Single by Randy Houser

from the album How Country Feels
- Released: September 23, 2013
- Recorded: 2013
- Genre: Country
- Length: 3:26
- Label: Stoney Creek
- Songwriters: Rob Hatch; Jason Sellers; Randy Houser;
- Producer: Derek George

Randy Houser singles chronology
| "Runnin' Outta Moonlight" (2013) | "Goodnight Kiss" (2013) | "Like a Cowboy" (2014) |

= Goodnight Kiss =

"Goodnight Kiss" is a song recorded by American country music artist Randy Houser. It was released in September 2013 as the third single from his third studio album, How Country Feels. Houser wrote the song with Rob Hatch and Jason Sellers.

==Critical reception==
Billy Dukes of Taste of Country gave the song a favorable review, writing that "Houser’s softer side comes through on this mid-tempo love song." Bobby Peacock of Roughstock also gave the song a favorable review, saying that "But even if the lyrics aren't anything to write home about, they're still familiar and sincerely sung. Randy is usually a bit of a belter, but the verses allow him to tone it down before going full-force on the chorus, thus allowing a little more color to his sturdy voice than usual. The production is a bit loud, but not to the point of distraction.

==Music video==
The music video was directed by Wes Edwards and premiered in October 2014.

==Chart performance==
"Goodnight Kiss" debuted at number 59 on the U.S. Billboard Country Airplay chart for the week of September 28, 2013. It also debuted at number 50 on the U.S. Billboard Hot Country Songs chart for the week of October 26, 2013. It also debuted at number 93 on the U.S. Billboard Hot 100 chart for the week of January 25, 2014. It also debuted at number 96 on the Canadian Hot 100 chart for the week of February 15, 2014. The song has sold 352,000 copies in the U.S. as of April 2014.
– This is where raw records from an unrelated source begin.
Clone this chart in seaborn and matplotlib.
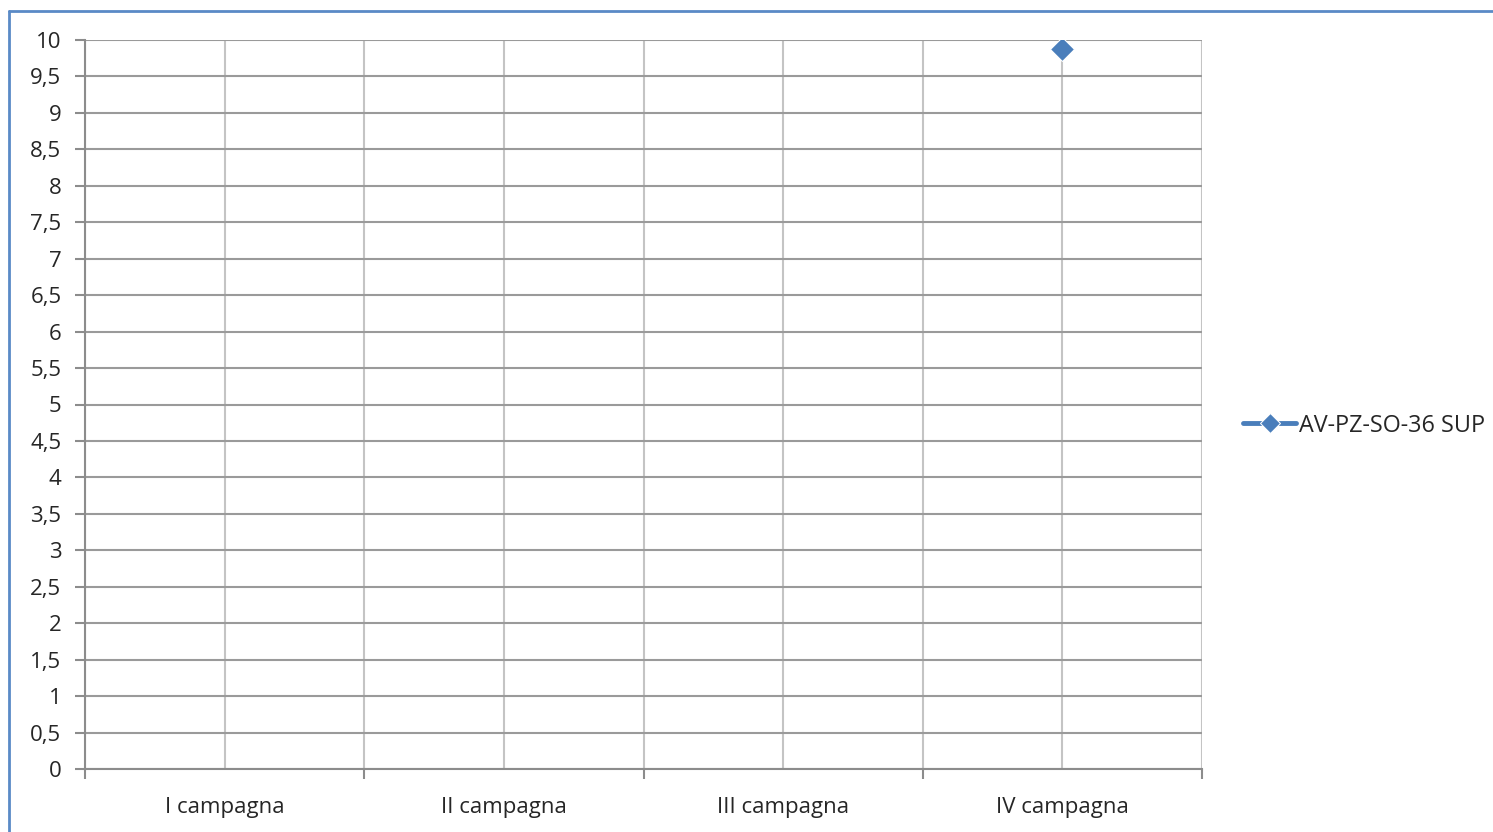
import matplotlib
matplotlib.use("Agg")
import matplotlib.pyplot as plt
import matplotlib.ticker as mticker
import numpy as np
import pandas as pd
import seaborn as sns

categorie = ["I campagna", "II campagna", "III campagna", "IV campagna"]
valori = [np.nan, np.nan, np.nan, 9.88]
serie = "AV-PZ-SO-36 SUP"
y_ticks = np.arange(0, 10.01, 0.5)

blu = "#4A7EBB"

sns.set_theme(style="white")
plt.rcParams["font.family"] = ["Open Sans", "DejaVu Sans"]

df = pd.DataFrame({"pos": np.arange(len(categorie)), "valore": valori, "serie": serie})

fig = plt.figure(figsize=(14.93, 8.32), dpi=100)
ax = fig.add_axes([85 / 1493, 1 - 769 / 832, (1202 - 85) / 1493, (769 - 40) / 832])

sns.lineplot(data=df.dropna(), x="pos", y="valore", hue="serie", palette=[blu],
             marker="D", markersize=12, linewidth=3, ax=ax)

ax.set_xlim(-0.5, len(categorie) - 0.5)
ax.set_ylim(0, 10)
ax.set_xlabel("")
ax.set_ylabel("")

# vertical grid at centres and boundaries
for xv in np.arange(-0.5, len(categorie) - 0.49, 0.5):
    ax.axvline(xv, color="#c4c4c4", lw=1.5, zorder=0)
for yv in y_ticks:
    ax.axhline(yv, color="#9a9a9a", lw=1.5, zorder=0)

ax.set_yticks(y_ticks)
ax.yaxis.set_major_formatter(mticker.FuncFormatter(lambda v, p: f"{v:g}".replace(".", ",")))
ax.tick_params(axis="y", length=7, width=1.5, color="#8c8c8c", labelsize=16, pad=10, left=True)

ax.set_xticks(np.arange(-0.5, len(categorie), 1.0))
ax.set_xticklabels([])
ax.set_xticks(np.arange(len(categorie)), minor=True)
ax.set_xticklabels(categorie, minor=True)
ax.tick_params(axis="x", which="major", length=7, width=1.5, color="#8c8c8c", bottom=True)
ax.tick_params(axis="x", which="minor", length=0, labelsize=16, pad=20)

for side in ["top", "right"]:
    ax.spines[side].set_visible(False)
for side in ["left", "bottom"]:
    ax.spines[side].set_color("#8c8c8c")
    ax.spines[side].set_linewidth(1.5)

leg = ax.legend(loc="center left", bbox_to_anchor=(1.037, 0.471), frameon=False,
                fontsize=16.8, handlelength=2.25, handletextpad=0.15, borderaxespad=0,
                borderpad=0)
for t in leg.get_texts():
    t.set_text(serie)
for h in leg.legend_handles:
    h.set_markersize(10)
    h.set_linewidth(3.5)

# outer chart border (top and left visible)
fig.add_artist(plt.Line2D([8.5 / 1493, 8.5 / 1493], [0, 1 - 10.5 / 832], color="#5A8AC6", lw=2,
                          transform=fig.transFigure))
fig.add_artist(plt.Line2D([8.5 / 1493, 1], [1 - 10.5 / 832, 1 - 10.5 / 832], color="#5A8AC6", lw=2,
                          transform=fig.transFigure))

fig.savefig("out.png", dpi=100)
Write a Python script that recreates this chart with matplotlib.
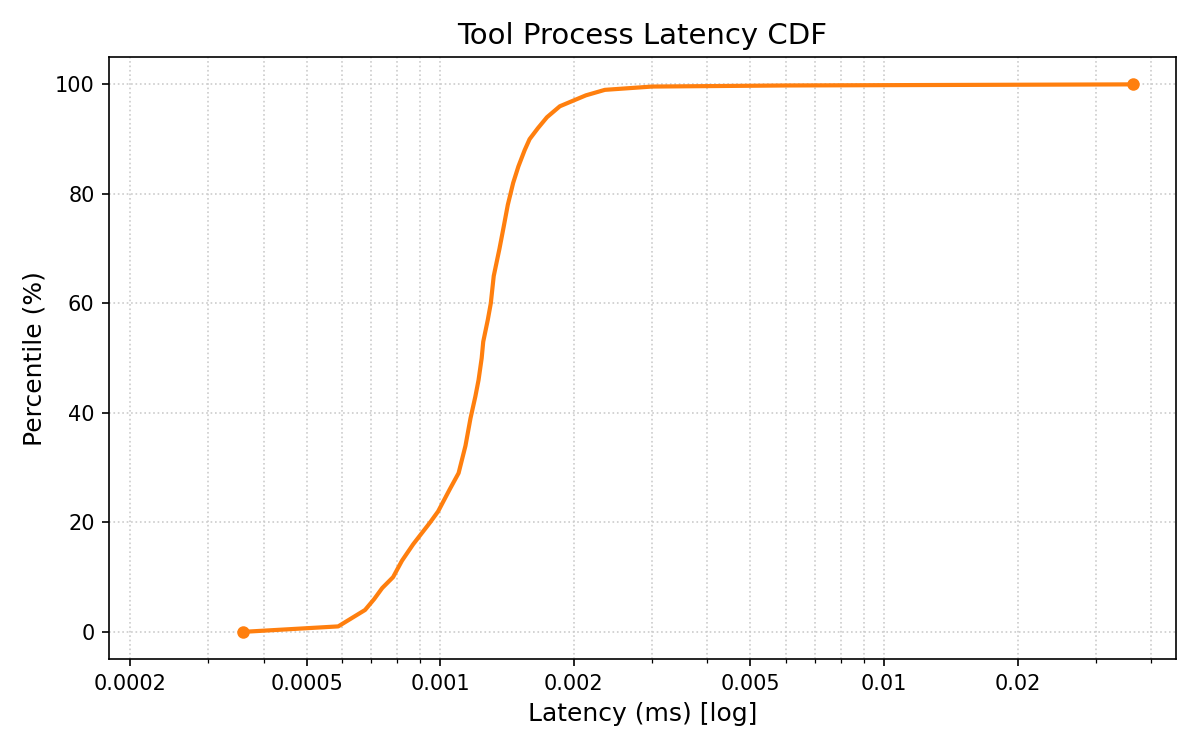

| Chart (2013–2014) | Peak position |
|---|---|
| Canada Hot 100 (Billboard) | 50 |
| Canada Country (Billboard) | 3 |
| US Billboard Hot 100 | 52 |
| US Country Airplay (Billboard) | 2 |
| US Hot Country Songs (Billboard) | 9 |

===Year-end charts===

| Chart (2014) | Position |
|---|---|
| US Country Airplay (Billboard) | 17 |
| US Hot Country Songs (Billboard) | 48 |

==Certifications==

| Region | Certification | Certified units/sales |
| United States (RIAA) | Gold | 500,000^{‡} |
^{‡} Sales+streaming figures based on certification alone.